▶ WHAT TO PRODUCE
Repeat the material exactly from its first line to the line that includes "Chart.register(...registerables);". Skip pictures.

▶ SOURCE MATERIAL
++++

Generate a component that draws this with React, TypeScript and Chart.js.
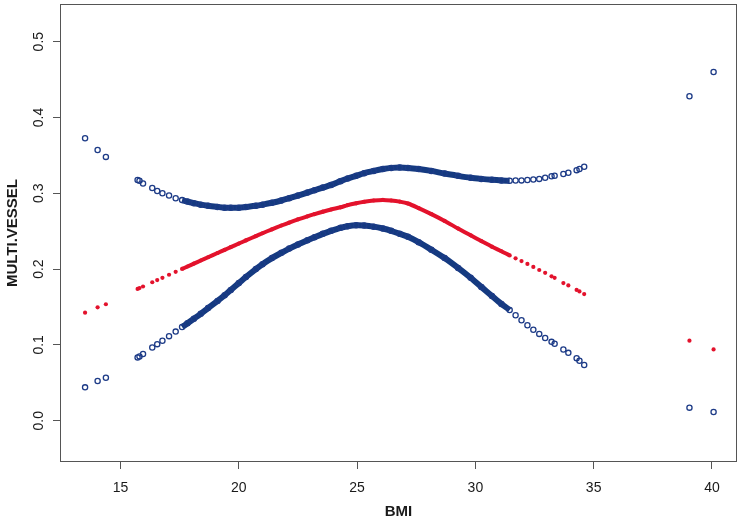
import React, { useEffect, useRef } from "react";
import { Chart, registerables } from "chart.js";

Chart.register(...registerables);

// BMI values of the observations (x)
const BMI = [
  13.5, 14.03, 14.38, 15.72, 15.8, 15.95, 16.34, 16.55, 16.77, 17.05,
  17.33, 17.6, 17.83, 18.1, 18.39, 18.7, 19.1, 19.4, 19.66, 20.0,
  20.3, 20.72, 21.0, 21.4, 21.8, 22.13, 22.5, 22.9, 23.2, 23.55,
  23.9, 24.3, 24.6, 24.96, 25.3, 25.7, 26.09, 26.44, 26.8, 27.15,
  27.6, 28.14, 28.7, 29.27, 29.8, 30.25, 30.7, 31.1, 31.45, 31.7,
  31.95, 32.2, 32.45, 32.7, 32.95, 33.22, 33.35, 33.72, 33.93, 34.28,
  34.4, 34.6, 39.05, 40.07,
];

// Upper confidence bound
const UPPER = [
  0.3726, 0.357, 0.348, 0.3175, 0.3165, 0.313, 0.307, 0.303, 0.3, 0.297,
  0.2935, 0.291, 0.289, 0.287, 0.285, 0.2835, 0.282, 0.281, 0.2808, 0.281,
  0.282, 0.2835, 0.285, 0.2875, 0.2905, 0.2935, 0.297, 0.301, 0.304, 0.3075,
  0.311, 0.316, 0.3195, 0.323, 0.3265, 0.3295, 0.332, 0.3335, 0.334, 0.3335,
  0.332, 0.3295, 0.326, 0.323, 0.3205, 0.319, 0.3178, 0.317, 0.3166, 0.3168,
  0.317, 0.3175, 0.3182, 0.319, 0.3205, 0.3225, 0.3232, 0.3255, 0.327, 0.3305,
  0.332, 0.335, 0.428, 0.46,
];

// Fitted probability
const FIT = [
  0.1425, 0.1496, 0.1536, 0.1738, 0.1749, 0.177, 0.1826, 0.1855, 0.1885, 0.1925,
  0.1964, 0.2002, 0.2034, 0.2072, 0.2113, 0.2156, 0.2212, 0.2254, 0.229, 0.2337,
  0.2378, 0.2435, 0.2473, 0.2525, 0.2575, 0.2614, 0.2655, 0.2696, 0.2725, 0.2757,
  0.2786, 0.2815, 0.2843, 0.2868, 0.2888, 0.2905, 0.2912, 0.2905, 0.289, 0.2865,
  0.2805, 0.2725, 0.2635, 0.2535, 0.2445, 0.237, 0.2295, 0.2235, 0.218, 0.2142,
  0.2105, 0.2068, 0.2028, 0.1988, 0.195, 0.1905, 0.1885, 0.1815, 0.1785, 0.1725,
  0.1705, 0.167, 0.1055, 0.094,
];

// Lower confidence bound
const LOWER = [
  0.044, 0.0524, 0.0567, 0.0835, 0.0848, 0.088, 0.0965, 0.101, 0.1055, 0.1115,
  0.1175, 0.1235, 0.1285, 0.1345, 0.141, 0.1485, 0.158, 0.1655, 0.1725, 0.1815,
  0.1895, 0.2, 0.2065, 0.2145, 0.2215, 0.227, 0.2325, 0.238, 0.242, 0.2465,
  0.2505, 0.2545, 0.2565, 0.2578, 0.2575, 0.256, 0.2535, 0.2505, 0.2465, 0.2425,
  0.2355, 0.2255, 0.2145, 0.2015, 0.1885, 0.1765, 0.1645, 0.154, 0.146, 0.139,
  0.1325, 0.126, 0.12, 0.1145, 0.109, 0.104, 0.1015, 0.094, 0.0895, 0.0825,
  0.079, 0.0735, 0.0172, 0.0115,
];

const X_TITLE = "BMI";
const Y_TITLE = "MULTI.VESSEL";

// axis ranges (R default 4% extension)
const X_MIN = 12.44;
const X_MAX = 41.06;
const Y_MIN = -0.0545;
const Y_MAX = 0.5497;

const BLUE = "#1d3b87";
const BAND_BLUE = "#143a80";
const RED = "#e3122c";
const FONT = "'Liberation Sans', Arial, Helvetica, sans-serif";

// where the observations are so dense that the markers merge into a band
const BAND_FROM = 17.5;
const BAND_TO = 31.5;

const inBand = (i: number) => BMI[i] >= BAND_FROM && BMI[i] <= BAND_TO;

const framePlugin = {
  id: "frame",
  afterDatasetsDraw(chart: any) {
    const { ctx, chartArea } = chart;
    const { left, top, right, bottom } = chartArea;
    ctx.save();
    ctx.strokeStyle = "#555555";
    ctx.lineWidth = 1;
    ctx.strokeRect(Math.round(left) + 0.5, Math.round(top) + 0.5, Math.round(right - left) - 1, Math.round(bottom - top) - 1);
    ctx.restore();
  },
};

function makeSeries(values: number[], lineColor: string, width: number, point: any) {
  return {
    data: BMI.map((x, i) => ({ x, y: values[i] })),
    showLine: true,
    borderWidth: width,
    borderColor: lineColor,
    tension: 0.3,
    segment: {
      borderColor: (ctx: any) => (inBand(ctx.p0DataIndex) && inBand(ctx.p1DataIndex) ? lineColor : "rgba(0,0,0,0)"),
    },
    ...point,
  };
}

export default function App() {
  const ref = useRef<HTMLCanvasElement | null>(null);

  useEffect(() => {
    if (!ref.current) return;
    const bluePoint = {
      pointStyle: "circle",
      pointRadius: 2.6,
      pointBorderWidth: 1.3,
      pointBorderColor: BLUE,
      pointBackgroundColor: "rgba(255,255,255,0)",
      pointHoverRadius: 2.6,
    };
    const redPoint = {
      pointStyle: "circle",
      pointRadius: 2.1,
      pointBorderWidth: 0,
      pointBorderColor: RED,
      pointBackgroundColor: RED,
      pointHoverRadius: 2.1,
    };
    const chart = new Chart(ref.current, {
      type: "scatter",
      data: {
        datasets: [
          makeSeries(UPPER, BAND_BLUE, 6, bluePoint),
          makeSeries(LOWER, BAND_BLUE, 6, bluePoint),
          makeSeries(FIT, RED, 4, redPoint),
        ] as any,
      },
      options: {
        responsive: false,
        animation: false,
        devicePixelRatio: 1,
        layout: { padding: { top: 4, right: 4, left: 0, bottom: 0 } },
        plugins: {
          legend: { display: false },
          tooltip: { enabled: false },
        },
        scales: {
          x: {
            type: "linear",
            min: X_MIN,
            max: X_MAX,
            afterFit: (s: any) => {
              s.height = 59;
              s.paddingLeft = 0;
              s.paddingRight = 0;
            },
            ticks: {
              stepSize: 5,
              includeBounds: false,
              autoSkip: false,
              maxRotation: 0,
              minRotation: 0,
              padding: 11,
              color: "#1a1a1a",
              font: { family: FONT, size: 14 },
              callback: (v: any) => String(v),
            },
            grid: {
              display: true,
              drawOnChartArea: false,
              drawTicks: true,
              tickLength: 7,
              color: "#555555",
              lineWidth: 1,
            },
            border: { display: false },
            title: {
              display: true,
              text: X_TITLE,
              color: "#1a1a1a",
              font: { family: FONT, size: 15, weight: "bold" },
              padding: { top: 0, bottom: 0 },
            },
          },
          y: {
            type: "linear",
            min: Y_MIN,
            max: Y_MAX,
            afterFit: (s: any) => {
              s.width = 60;
              s.paddingTop = 0;
              s.paddingBottom = 0;
            },
            ticks: {
              stepSize: 0.1,
              includeBounds: false,
              autoSkip: false,
              minRotation: 90,
              maxRotation: 90,
              crossAlign: "center",
              padding: 4,
              color: "#1a1a1a",
              font: { family: FONT, size: 14 },
              callback: (v: any) => Number(v).toFixed(1),
            },
            grid: {
              display: true,
              drawOnChartArea: false,
              drawTicks: true,
              tickLength: 7,
              color: "#555555",
              lineWidth: 1,
            },
            border: { display: false },
            title: {
              display: true,
              text: Y_TITLE,
              color: "#1a1a1a",
              font: { family: FONT, size: 15, weight: "bold" },
              padding: { top: 4, bottom: 0 },
            },
          },
        },
      },
      plugins: [framePlugin],
    });
    return () => chart.destroy();
  }, []);

  return (
    <div style={{ position: "fixed", left: 0, top: 0, width: 741, height: 521, background: "#ffffff" }}>
      <canvas ref={ref} width={741} height={521} style={{ display: "block", width: 741, height: 521 }} />
    </div>
  );
}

++++

▶ SOLUTION TO THIS PROBLEM
Generate a component that draws this with React, TypeScript and Chart.js.
import React, { useEffect, useRef } from "react";
import { Chart, registerables } from "chart.js";

Chart.register(...registerables);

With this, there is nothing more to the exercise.